Fire is no joke at Mawson and it takes frequent training to prepare should one occur, however unlikely. Mawson also says goodbye to Theo and details the airglow spectrometer.

Mawson emergency response fire team

Just before Christmas Day, the Mawson emergency response fire teams took part in a training exercise to refresh and practice their group and individual fire fighting skills, including the use of breathing apparatus, or BA. The exercise involved ‘smoking out’ the field store with an artificial smoke machine and also incorporated a search for a ‘missing’ expeditioner who was thought to be inside the simulated ‘burning building'.

Mawson farewells Theo

On Friday night (19 December) a special event occurred to mark the end of an era at the aeronomy building. The ‘Fabry Perot Spectrometer’ which was maintained by Theo Davies, will be returned to Australia for maintenance then packed up ready for its next chapter of life at the South Pole. (See next story) As a result, Theo will no longer be needed at Mawson, though he will continue on at Davis station.

Theo has worked here at Mawson as a physicist every summer since 2006 and what better send off than getting the station band back together. Renamed Theo and The Headbands, we belted out a few tunes in front of a record crowd of about 15 inside the aeronomy building.

Wishing you all the best Theo, from all of us here at Mawson!

Airglow spectrometry at Mawson

Airglow spectrometry using a Fabry-Perot Spectrometer (FPS) is a way of gathering information about winds and temperatures high up in the atmosphere, too high for meteorological balloons and too low for satellites. The first FPS at Mawson was installed in the aeronomy building in 1980.

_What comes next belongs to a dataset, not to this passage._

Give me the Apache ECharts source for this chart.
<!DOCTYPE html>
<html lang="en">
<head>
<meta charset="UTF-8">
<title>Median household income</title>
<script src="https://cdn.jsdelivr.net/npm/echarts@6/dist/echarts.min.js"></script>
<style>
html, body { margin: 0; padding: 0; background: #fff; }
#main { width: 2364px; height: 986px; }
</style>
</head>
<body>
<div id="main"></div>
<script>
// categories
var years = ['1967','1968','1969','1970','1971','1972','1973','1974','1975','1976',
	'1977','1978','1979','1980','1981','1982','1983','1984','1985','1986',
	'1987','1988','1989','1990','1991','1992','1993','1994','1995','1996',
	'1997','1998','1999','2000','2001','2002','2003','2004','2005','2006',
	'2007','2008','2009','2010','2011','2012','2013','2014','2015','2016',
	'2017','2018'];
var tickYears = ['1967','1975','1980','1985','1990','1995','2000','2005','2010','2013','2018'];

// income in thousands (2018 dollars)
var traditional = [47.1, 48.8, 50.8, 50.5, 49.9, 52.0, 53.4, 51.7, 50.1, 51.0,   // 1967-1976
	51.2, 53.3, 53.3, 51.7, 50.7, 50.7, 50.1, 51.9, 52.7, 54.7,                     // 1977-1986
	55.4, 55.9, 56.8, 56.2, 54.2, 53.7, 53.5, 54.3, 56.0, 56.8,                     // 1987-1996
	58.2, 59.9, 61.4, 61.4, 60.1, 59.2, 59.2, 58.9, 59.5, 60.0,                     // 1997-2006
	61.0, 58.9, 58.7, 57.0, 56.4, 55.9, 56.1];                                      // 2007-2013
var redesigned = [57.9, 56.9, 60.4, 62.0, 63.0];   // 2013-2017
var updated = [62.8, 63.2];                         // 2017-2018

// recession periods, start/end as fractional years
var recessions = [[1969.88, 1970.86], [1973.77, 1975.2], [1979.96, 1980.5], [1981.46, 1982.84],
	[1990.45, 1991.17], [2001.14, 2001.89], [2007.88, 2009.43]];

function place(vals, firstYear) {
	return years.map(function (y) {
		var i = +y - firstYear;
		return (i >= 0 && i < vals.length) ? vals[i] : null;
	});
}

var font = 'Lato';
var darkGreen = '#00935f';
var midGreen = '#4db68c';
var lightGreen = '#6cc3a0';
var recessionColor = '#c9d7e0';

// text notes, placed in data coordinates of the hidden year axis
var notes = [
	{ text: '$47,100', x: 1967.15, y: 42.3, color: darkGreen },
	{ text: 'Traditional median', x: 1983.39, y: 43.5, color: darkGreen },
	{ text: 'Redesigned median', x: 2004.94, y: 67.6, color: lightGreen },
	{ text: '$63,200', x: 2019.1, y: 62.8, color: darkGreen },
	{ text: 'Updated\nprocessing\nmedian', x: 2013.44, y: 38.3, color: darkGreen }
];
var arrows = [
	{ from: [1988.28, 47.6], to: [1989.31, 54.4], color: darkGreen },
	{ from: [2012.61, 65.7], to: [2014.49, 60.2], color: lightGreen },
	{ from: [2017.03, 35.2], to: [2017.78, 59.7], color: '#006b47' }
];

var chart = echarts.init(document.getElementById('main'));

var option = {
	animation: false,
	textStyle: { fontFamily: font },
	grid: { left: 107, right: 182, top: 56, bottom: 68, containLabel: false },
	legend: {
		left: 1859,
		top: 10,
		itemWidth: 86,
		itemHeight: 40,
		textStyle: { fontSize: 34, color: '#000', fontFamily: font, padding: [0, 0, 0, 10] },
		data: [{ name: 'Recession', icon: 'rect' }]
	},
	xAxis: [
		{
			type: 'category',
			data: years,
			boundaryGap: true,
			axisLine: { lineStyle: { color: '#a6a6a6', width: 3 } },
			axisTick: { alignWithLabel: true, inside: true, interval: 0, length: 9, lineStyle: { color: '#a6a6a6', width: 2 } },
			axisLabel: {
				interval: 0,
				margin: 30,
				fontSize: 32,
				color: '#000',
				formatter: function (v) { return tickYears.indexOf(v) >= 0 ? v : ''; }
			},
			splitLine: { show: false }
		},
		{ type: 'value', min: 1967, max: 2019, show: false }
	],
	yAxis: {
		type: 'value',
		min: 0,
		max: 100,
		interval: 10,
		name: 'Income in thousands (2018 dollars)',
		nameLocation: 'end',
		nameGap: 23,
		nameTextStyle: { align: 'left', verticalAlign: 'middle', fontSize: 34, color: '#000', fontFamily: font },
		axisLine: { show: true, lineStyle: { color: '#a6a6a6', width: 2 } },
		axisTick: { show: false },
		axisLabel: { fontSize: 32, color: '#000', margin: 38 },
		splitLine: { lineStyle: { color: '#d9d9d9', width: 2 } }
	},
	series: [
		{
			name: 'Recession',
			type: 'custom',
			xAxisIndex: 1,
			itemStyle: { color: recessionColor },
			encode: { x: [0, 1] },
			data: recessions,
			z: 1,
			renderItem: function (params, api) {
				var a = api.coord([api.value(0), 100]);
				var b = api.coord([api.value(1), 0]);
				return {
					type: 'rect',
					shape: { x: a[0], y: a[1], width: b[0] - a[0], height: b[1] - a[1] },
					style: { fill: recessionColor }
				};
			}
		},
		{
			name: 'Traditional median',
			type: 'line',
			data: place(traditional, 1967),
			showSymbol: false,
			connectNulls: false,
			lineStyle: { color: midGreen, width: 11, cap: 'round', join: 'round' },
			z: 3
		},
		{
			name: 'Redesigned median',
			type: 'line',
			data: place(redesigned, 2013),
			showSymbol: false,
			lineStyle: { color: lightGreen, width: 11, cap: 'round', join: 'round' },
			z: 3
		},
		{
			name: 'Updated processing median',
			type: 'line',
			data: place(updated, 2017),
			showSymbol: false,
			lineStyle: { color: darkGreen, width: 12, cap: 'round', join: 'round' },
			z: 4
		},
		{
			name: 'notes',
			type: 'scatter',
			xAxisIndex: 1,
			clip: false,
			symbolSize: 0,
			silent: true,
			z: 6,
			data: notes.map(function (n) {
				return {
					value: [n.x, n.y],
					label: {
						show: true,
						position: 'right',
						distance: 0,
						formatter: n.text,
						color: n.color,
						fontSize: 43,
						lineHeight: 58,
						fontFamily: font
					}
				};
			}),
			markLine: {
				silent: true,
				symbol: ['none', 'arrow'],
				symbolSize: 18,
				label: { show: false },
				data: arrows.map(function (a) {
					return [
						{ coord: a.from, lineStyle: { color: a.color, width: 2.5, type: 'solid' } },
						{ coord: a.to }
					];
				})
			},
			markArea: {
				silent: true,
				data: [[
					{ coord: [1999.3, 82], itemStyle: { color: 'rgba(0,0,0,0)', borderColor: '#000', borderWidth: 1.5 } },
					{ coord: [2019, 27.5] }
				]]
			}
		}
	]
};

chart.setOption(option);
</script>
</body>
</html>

To keep everything in adjustment, the apparatus had to be attended while observations were made so a physicist wintered at Mawson and spent the nights sitting up with the spectrometer. Two pioneers were Mark Conde and Pene Greet, photographed below with the apparatus at Mawson.

Pene and Mark separately continued to work with the Mawson FPS for a number of years before moving on. Mark eventually settled in Alaska and is now in charge of a network of spectrometers at both ends of the world: in Alaska, and at Mawson and Davis Stations in Antarctica.

The original FPS was shut down in the year 2000 as funding was reduced. Also, knowledge and technology had improved so that it was possible to build a FPS that would work through winter without constant attention. The old FPS was returned to Australia and parts of it have now been recycled to South Africa where it may be used as a teaching aid. Mark thought up a new FPS which he calls a SCAnning Doppler Interferometer (SCANDI) which was then put together by a group of physicists and engineers at La Trobe University in Victoria. In the summer of 2006–2007 Callum Anderson and Theo Davies installed the new SCANDI at Mawson. Callum stayed on for the winter to finish commissioning the equipment.

The SCANDI was operated remotely from Victoria and Alaska. During the winters at Mawson a volunteer, usually the station doctor, visited the instrument regularly, topped up its cooling water and making sure nothing was out of place. The communications officers and tradespeople also provided invaluable technical help when things very occasionally went wrong. The SCANDI has contributed to knowledge of the upper atmosphere showing, amongst other things, how wind direction can be changed near an aurora.

This summer the equipment was dismantled and packed up to be returned to Australia for maintenance. Next summer it will go back to Antarctica to be installed at the South Pole. There it will help to investigate a different part of the Antarctic sky, between the South Pole and McMurdo where new and exciting things may be discovered.